The Chinese government came under heavy criticism on Thursday by two U.S. business groups that are urging China to crack down on its growing piracy market and focus on the protection of intellectual property rights in the country.
Despite laws and international agreements protecting intellectual property rights, an overwhelming lack of political will within China to enforce those rules is allowing piracy to rapidly expand, according to a white paper published Thursday in Beijing by the American Chamber of Commerce People's Republic of China (AmCham-China) and American Chamber of Commerce Shanghai (AmCham-Shanghai).
The lack of patent and copyright protection is also hurting high-tech investment in the vast Chinese market, the group said.

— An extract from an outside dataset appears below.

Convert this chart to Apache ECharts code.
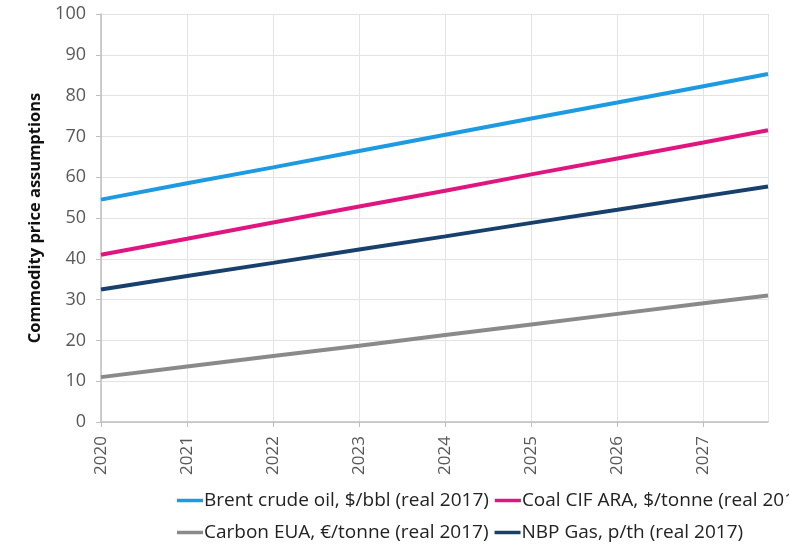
<!DOCTYPE html>
<html><head><meta charset="utf-8">
<script src="https://cdn.jsdelivr.net/npm/echarts@6/dist/echarts.min.js"></script>
<style>html,body{margin:0;padding:0;background:#fff}#c{width:789px;height:550px}</style>
</head><body><div id="c"></div>
<script>
const years = [2020, 2021, 2022, 2023, 2024, 2025, 2026, 2027, 2027.75];
const brent = [54.5, 58.5, 62.4, 66.4, 70.4, 74.4, 78.3, 82.3, 85.3];
const coal = [41.0, 44.9, 48.9, 52.8, 56.7, 60.7, 64.6, 68.5, 71.5];
const carbon = [11.0, 13.6, 16.2, 18.7, 21.3, 23.9, 26.5, 29.1, 31.0];
const nbp = [32.5, 35.8, 39.0, 42.3, 45.5, 48.8, 52.0, 55.3, 57.7];
const names = ["Brent crude oil, $/bbl (real 2017)", "Coal CIF ARA, $/tonne (real 2017)", "Carbon EUA, €/tonne (real 2017)", "NBP Gas, p/th (real 2017)"];
const colors = ["#1d9be2", "#e0157f", "#8a8a8a", "#17406d"];
const seriesVals = [brent, coal, carbon, nbp];

const chart = echarts.init(document.getElementById('c'), null, {renderer: 'canvas'});
const font = "'Open Sans', 'Noto Sans', sans-serif";
const legendCommon = {
  orient: 'horizontal', left: 172, width: 3000, itemGap: 6,
  icon: 'rect', itemWidth: 26, itemHeight: 3.5,
  textStyle: {fontFamily: font, fontSize: 19, color: '#222', padding: [0,0,0,-4]}
};
chart.setOption({
  animation: false,
  grid: {left: 101, right: 21, top: 14, bottom: 128, containLabel: false},
  legend: [
    Object.assign({top: 486, data: [names[0], names[1]]}, legendCommon),
    Object.assign({top: 518, data: [names[2], names[3]]}, legendCommon)
  ],
  xAxis: {
    type: 'value', min: 2020, max: 2027.75, interval: 1,
    axisLine: {show: true, lineStyle: {color: '#bfbfbf', width: 1.5}},
    axisTick: {show: true, length: 5, lineStyle: {color: '#bfbfbf'}},
    splitLine: {show: true, lineStyle: {color: '#e3e3e3'}},
    axisLabel: {rotate: 90, margin: 14, color: '#595959', fontFamily: font, fontSize: 17,
      formatter: v => (Number.isInteger(v) ? String(v) : ''), showMaxLabel: false}
  },
  yAxis: {
    type: 'value', min: 0, max: 100, interval: 10,
    name: 'Commodity price assumptions', nameLocation: 'middle', nameGap: 57, nameRotate: 90,
    nameTextStyle: {fontFamily: font, fontSize: 16.5, fontWeight: 'bold', color: '#111'},
    axisLine: {show: true, lineStyle: {color: '#bfbfbf', width: 1.5}},
    axisTick: {show: true, length: 5, lineStyle: {color: '#bfbfbf'}},
    splitLine: {show: true, lineStyle: {color: '#e3e3e3'}},
    axisLabel: {margin: 15, color: '#595959', fontFamily: font, fontSize: 18}
  },
  series: seriesVals.map((vals, i) => ({
    name: names[i], type: 'line', showSymbol: false, symbol: 'none',
    data: years.map((y, k) => [y, vals[k]]),
    lineStyle: {color: colors[i], width: 4}, itemStyle: {color: colors[i]}
  }))
});
</script></body></html>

More than three-quarters of AmCham members surveyed for the group's sixth annual "White Paper on American Business in China" said they were negatively affected by the infringement of intellectual property rights, with over 90 percent of respondents saying they see "virtually no enforcement" of intellectual property rights by China, the group said in a statement.

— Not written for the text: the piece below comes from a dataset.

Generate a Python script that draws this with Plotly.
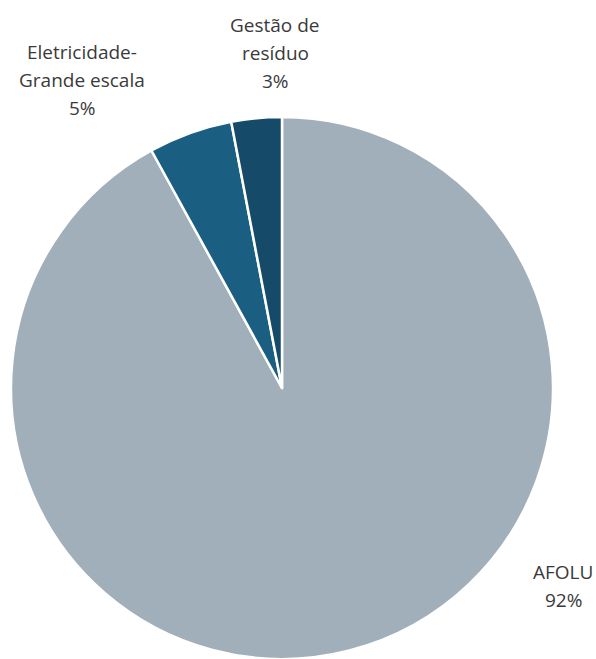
import plotly.graph_objects as go

# Emission shares by sector
sectors = ["AFOLU", "Eletricidade-Grande escala", "Gestão de resíduo"]
shares = [92, 5, 3]
label_lines = [["AFOLU"], ["Eletricidade-", "Grande escala"], ["Gestão de", "resíduo"]]
colors = ["#A1AFBA", "#1A5F82", "#154B68"]

W, H = 596, 659

fig = go.Figure(
    go.Pie(
        labels=sectors,
        values=shares,
        sort=False,
        direction="clockwise",
        rotation=0,
        textinfo="none",
        hoverinfo="label+percent",
        marker=dict(colors=colors, line=dict(color="white", width=2.5)),
        domain=dict(x=[10 / W, 554 / W], y=[0, 1 - 117 / H]),
        showlegend=False,
    )
)

# Label placement (pixel centres of each text block)
label_pos = [(563, 572), (82, 52), (275, 25)]
line_gap = 28
annotations = []
for lines, value, (px, py) in zip(label_lines, shares, label_pos):
    for i, txt in enumerate(lines + [f"{value}%"]):
        annotations.append(
            dict(
                x=px / W,
                y=1 - (py + i * line_gap) / H,
                xref="paper",
                yref="paper",
                text=txt,
                showarrow=False,
                xanchor="center",
                yanchor="middle",
                font=dict(family="Open Sans, sans-serif", size=19, color="#3A3A3A"),
            )
        )

fig.update_layout(
    width=W,
    height=H,
    margin=dict(l=0, r=0, t=0, b=0),
    paper_bgcolor="white",
    plot_bgcolor="white",
    annotations=annotations,
)

fig.write_html("out.html")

The group called for fines to be replaced by harsher criminal penalties for product piracy.
China has a growing reputation as a country with a tolerance for some of the highest piracy rates in the world. In July, a report issued by the Business Software Alliance in Washington, D.C., estimated that 92 percent of software used in China during 2003 was unlicensed and illegal.
AmCham-China, based in Beijing, says it currently has 1,800 individual members representing more than 800 U.S. companies doing business in China. The white paper's results are based on anonymous survey responses from 238 companies, the group said.
The study also highlighted a belief within the American business community that China is actively restricting trade between the two countries through the use of its technology standards. According to the white paper, 50 percent of high technology companies surveyed said that standards and certification procedures are being used as legal, non-tariff barriers.
Over the next year, the group plans to closely monitor the Chinese government's use of technology standards as it relates to U.S. companies attempting to conduct business in the country, AmCham-China Chairman and a Motorola Inc. executive Jim Gradoville said at a press conference held to introduce the white paper, according to the group's statement.
In its report, the U.S. business groups did praise China for its efforts over the past year to adhere to its World Trade Organization commitments with regulation in the areas of trading rights, insurance, auto finance and agriculture, but warned that such efforts to improve the environment for American business in China could be overwhelmed by the lack of enforcement of intellectual property rights.
Lawmakers in Washington, D.C., came under criticism as well, with AmCham-China and AmCham-Shanghai pointing to a difficult and restrictive U.S. visa application process that is costing U.S. businesses billions of dollars per year. The report said that the U.S. government must do more to balance commercial and security needs.